Required task ::
Keep pictures out. Copy exactly the lines from the one containing "Write a Python" to the one containing "plt.rcParams['font.family'] = ['STIXGeneral', 'DejaVu", endpoints included.

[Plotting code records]

* START *

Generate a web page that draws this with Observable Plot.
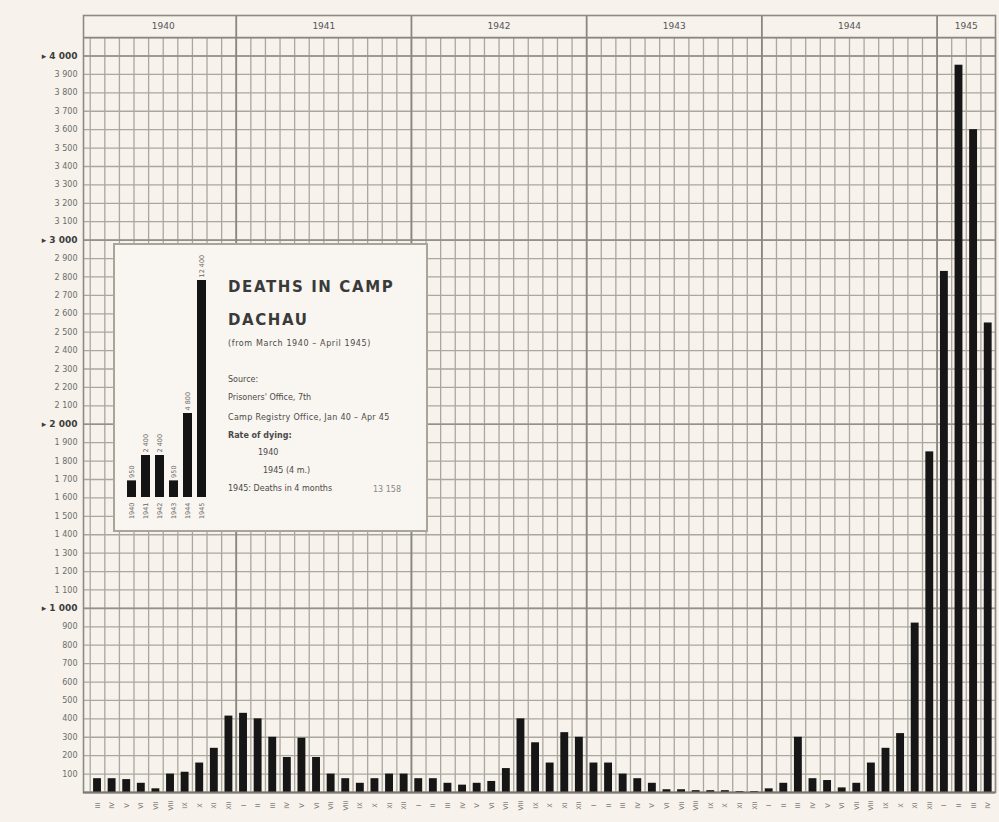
<!DOCTYPE html>
<html><head><meta charset="utf-8">
<script src="https://cdn.jsdelivr.net/npm/d3@7"></script>
<script src="https://cdn.jsdelivr.net/npm/@observablehq/plot@0.6"></script>
<style>
body{margin:0;background:#f7f2ec;font-family:"DejaVu Sans",sans-serif;}
#wrap{position:relative;width:999px;height:822px;overflow:hidden;}
#inset{position:absolute;left:113px;top:243px;width:311px;height:285px;border:2px solid #a9a59d;background:#f9f5f0;}
#mini{position:absolute;left:0;top:0;}
.ln{position:absolute;white-space:nowrap;line-height:1;color:#4a4a48;}
.big{font-weight:bold;font-size:15px;letter-spacing:1.6px;color:#3a3a3a;}
.sm{font-size:8px;}
</style></head><body>
<div id="wrap">
  <div id="main"></div>
  <div id="inset">
    <div id="mini"></div>
    <div class="ln big" style="left:113px;top:35px">DEATHS IN CAMP</div>
    <div class="ln big" style="left:113px;top:68px">DACHAU</div>
    <div class="ln sm" style="left:113px;top:95px;letter-spacing:0.6px">(from March 1940 – April 1945)</div>
    <div class="ln sm" style="left:113px;top:131px">Source:</div>
    <div class="ln sm" style="left:113px;top:149px">Prisoners' Office, 7th</div>
    <div class="ln sm" style="left:113px;top:169px;letter-spacing:0.3px">Camp Registry Office, Jan 40 – Apr 45</div>
    <div class="ln sm" style="left:113px;top:187px;font-weight:bold">Rate of dying:</div>
    <div class="ln sm" style="left:143px;top:204px">1940</div>
    <div class="ln sm" style="left:148px;top:222px">1945 (4 m.)</div>
    <div class="ln sm" style="left:113px;top:240px">1945: Deaths in 4 months</div>
    <div class="ln sm" style="left:258px;top:241px;color:#888">13 158</div>
  </div>
</div>
<script>
// Monthly deaths, March 1940 – April 1945
const monthLabels = [
  "III","IV","V","VI","VII","VIII","IX","X","XI","XII",
  "I","II","III","IV","V","VI","VII","VIII","IX","X","XI","XII",
  "I","II","III","IV","V","VI","VII","VIII","IX","X","XI","XII",
  "I","II","III","IV","V","VI","VII","VIII","IX","X","XI","XII",
  "I","II","III","IV","V","VI","VII","VIII","IX","X","XI","XII",
  "I","II","III","IV"
];
const deaths = [
  75,75,70,50,20,100,110,160,240,415,
  430,400,300,190,295,190,100,75,50,75,100,100,
  75,75,50,40,50,60,130,400,270,160,325,300,
  160,160,100,75,50,15,15,10,10,10,5,5,
  20,50,300,75,65,25,50,160,240,320,920,1850,
  2830,3950,3600,2550
];
const years = ["1940","1941","1942","1943","1944","1945"];
const yearFirstMonth = [0,10,22,34,46,58];
const yearLastMonth = [9,21,33,45,57,61];
const yearTotals = [950,2400,2400,950,4800,12400];
const yTicks = d3.range(100, 4001, 100);
const majorTicks = [1000,2000,3000,4000];

const data = deaths.map((d,i)=>({i, d, m: monthLabels[i]}));
const fmt = v => d3.format(",")(v).replace(",", " ");
const gridC = "#aaa79e";

const main = Plot.plot({
  width: 999, height: 822,
  marginLeft: 83, marginRight: 4, marginTop: 15, marginBottom: 30,
  x: {domain: [-0.96, 61.5], axis: null},
  y: {domain: [0, 4220], axis: null},
  style: {background: "#f7f2ec", fontFamily: "DejaVu Sans, sans-serif"},
  marks: [
    Plot.ruleX(d3.range(-0.5, 61.6, 1), {y1: 0, y2: 4100, stroke: gridC, strokeWidth: 1.3}),
    Plot.ruleY(d3.range(0, 4101, 100), {stroke: gridC, strokeWidth: 1.3}),
    Plot.ruleY(majorTicks, {stroke: "#94918a", strokeWidth: 1.6}),
    Plot.ruleY([4100], {stroke: "#8a8780", strokeWidth: 1.8}),
    Plot.ruleX(yearFirstMonth.slice(1), {x: d => d - 0.5, y1: 0, y2: 4220, stroke: "#8a8780", strokeWidth: 1.8}),
    Plot.frame({stroke: "#8e8b84", strokeWidth: 1.6}),
    Plot.rectY(data, {x1: d => d.i - 0.27, x2: d => d.i + 0.27, y: "d", fill: "#161616"}),
    Plot.ruleY([0], {stroke: "#7d7a74", strokeWidth: 1.8}),
    Plot.text(years, {x: (d,k) => (yearFirstMonth[k] + yearLastMonth[k]) / 2, y: 4160, text: d => d, fontSize: 9, fill: "#555"}),
    Plot.axisY(yTicks.filter(t => !majorTicks.includes(t)), {anchor: "left", label: null, tickSize: 0, tickPadding: 6, fontSize: 8, fill: "#6d6c67", tickFormat: fmt}),
    Plot.axisY(majorTicks, {anchor: "left", label: null, tickSize: 0, tickPadding: 6, fontSize: 9, fontWeight: "bold", fill: "#3d3d3a", tickFormat: v => "▸ " + fmt(v)}),
    Plot.text(data, {x: "i", y: 0, text: "m", rotate: -90, dy: 13, fontSize: 6.5, fill: "#6d6c67"})
  ]
});
document.getElementById("main").appendChild(main);

const yearData = years.map((y,k)=>({y, v: yearTotals[k]}));
const mini = Plot.plot({
  width: 100, height: 285,
  marginLeft: 5, marginRight: 3, marginTop: 8, marginBottom: 33,
  x: {domain: years, padding: 0.36, axis: null},
  y: {domain: [0, 13943], axis: null},
  style: {background: "transparent", fontFamily: "DejaVu Sans, sans-serif"},
  marks: [
    Plot.barY(yearData, {x: "y", y: "v", fill: "#141414"}),
    Plot.text(yearData, {x: "y", y: "v", text: d => fmt(d.v), rotate: -90, textAnchor: "start", dy: -3, fontSize: 6.5, fill: "#666"}),
    Plot.text(yearData, {x: "y", y: 0, text: "y", rotate: -90, textAnchor: "end", dy: 5, fontSize: 6.5, fill: "#666"})
  ]
});
document.getElementById("mini").appendChild(mini);
</script>
</body></html>
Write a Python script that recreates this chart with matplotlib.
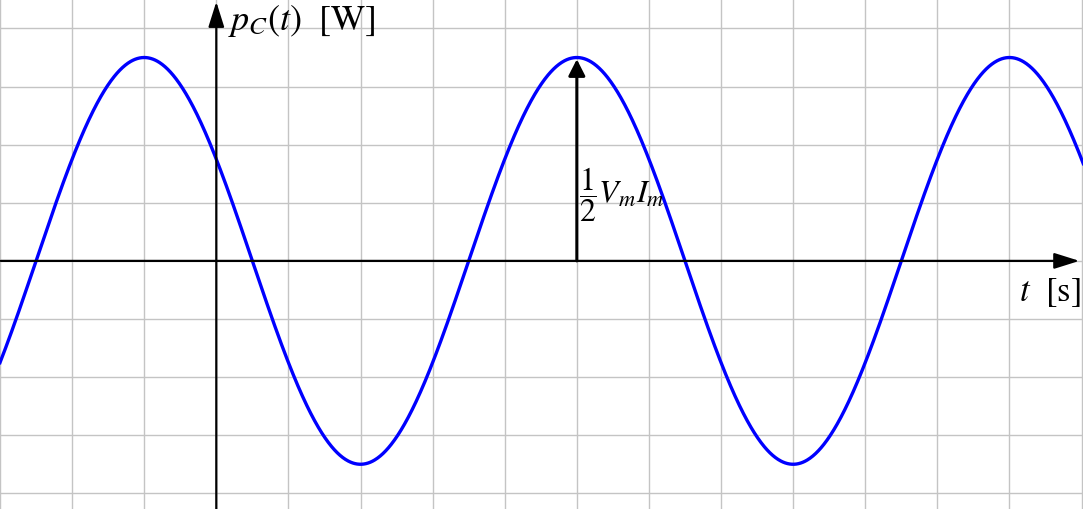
import numpy as np
import matplotlib
matplotlib.use("Agg")
import matplotlib.pyplot as plt

plt.rcParams['mathtext.fontset'] = 'stix'
plt.rcParams['font.family'] = ['STIXGeneral', 'DejaVu Serif']

# Values (grid units)
amplitude = 3.5          # peak of p_C(t)
period = 6.0             # period of the oscillation
peak_t = 5.0             # time of the annotated peak
x_grid = list(range(-3, 13))
y_grid = list(range(-4, 5))
y_label = r'$p_C(t)\ \ [\mathrm{W}]$'
x_label = r'$t\ \ [\mathrm{s}]$'
amp_label = r'$\dfrac{1}{2}V_m I_m$'

t = np.linspace(-3.1, 12.2, 2000)
p = amplitude * np.cos(2 * np.pi * (t - peak_t) / period)

fig = plt.figure(figsize=(10.83, 5.09), dpi=100)
ax = fig.add_axes([0, 0, 1, 1])
xmin, xmax = -2.99, 12.02
ymin, ymax = -4.27, 4.49
ax.set_xlim(xmin, xmax)
ax.set_ylim(ymin, ymax)

ax.set_xticks(x_grid)
ax.set_yticks(y_grid)
ax.tick_params(length=0, labelbottom=False, labelleft=False)
ax.grid(True, color='#c4c4c4', lw=1.0)
for s in ax.spines.values():
    s.set_visible(False)

ax.plot(t, p, color='#0000ff', lw=2.4, zorder=3)

arrow = dict(arrowstyle='-|>,head_length=0.7,head_width=0.22', color='black',
             lw=1.6, mutation_scale=22, shrinkA=0, shrinkB=0)
ax.annotate('', xy=(11.97, 0), xytext=(xmin, 0), arrowprops=arrow, zorder=4)
ax.annotate('', xy=(0, 4.46), xytext=(0, ymin), arrowprops=arrow, zorder=4)
ax.annotate('', xy=(peak_t, amplitude - 0.03), xytext=(peak_t, 0),
            arrowprops=dict(arrowstyle='-|>,head_length=0.55,head_width=0.28', color='black',
                            lw=2.2, mutation_scale=18, shrinkA=0, shrinkB=0), zorder=4)

ax.text(0.16, 4.13, y_label, fontsize=26, ha='left', va='center')
ax.text(11.13, -0.55, x_label, fontsize=25, ha='left', va='center')
ax.text(peak_t + 0.03, 1.15, amp_label, fontsize=23, ha='left', va='center')

fig.savefig('out.png', dpi=100)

* END *

Exercise answer ::
Write a Python script that recreates this chart with matplotlib.
import numpy as np
import matplotlib
matplotlib.use("Agg")
import matplotlib.pyplot as plt

plt.rcParams['mathtext.fontset'] = 'stix'
plt.rcParams['font.family'] = ['STIXGeneral', 'DejaVu Serif']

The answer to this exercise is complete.